Galactic Evolution of Silicon Isotopes: Application to Presolar SiC Grains from Meteorites

Abstract

We calculate and discuss the chemical evolution of the isotopic silicon abundances in the interstellar medium at distances and times appropriate to the birth of the solar system. This has several objectives, some of which are related to anomalous silicon isotope ratios within presolar grains extracted from meteorites; namely: (1) What is the relative importance for silicon isotopic compositions in the bulk ISM of Type II supernovae, Type Ia supernovae, and AGB stars? (2) Are $^{29}$Si and $^{30}$Si primary or secondary nucleosynthesis products? (3) In what isotopic direction in a three-isotope plot do core-collapse supernovae of different mass move the silicon isotopic composition? (4) Why do present calculations not reproduce the solar ratios for silicon isotopes, and what does that impose upon studies of anomalous Si isotopes in meteoritic silicon carbide grains? (5) Are chemical-evolution features recorded in the anomalous SiC grains?
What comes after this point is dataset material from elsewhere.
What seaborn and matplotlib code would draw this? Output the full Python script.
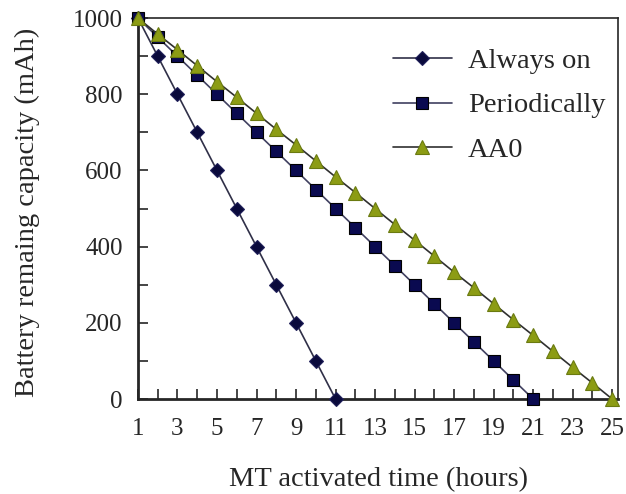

Our answers are formulated on the basis of the Woosley \& Weaver (1995) supernova yield survey. Renormalization with the calculated interstellar medium silicon isotopic composition and solar composition is as an important and recurring concept of this paper. Possible interpretations of the silicon isotope anomalies measured in single SiC grains extracted from carbonaceous meteorites are then presented. The calculations suggest that the temporal evolution of the isotopic silicon abundances in the interstellar medium may be recorded in these grains.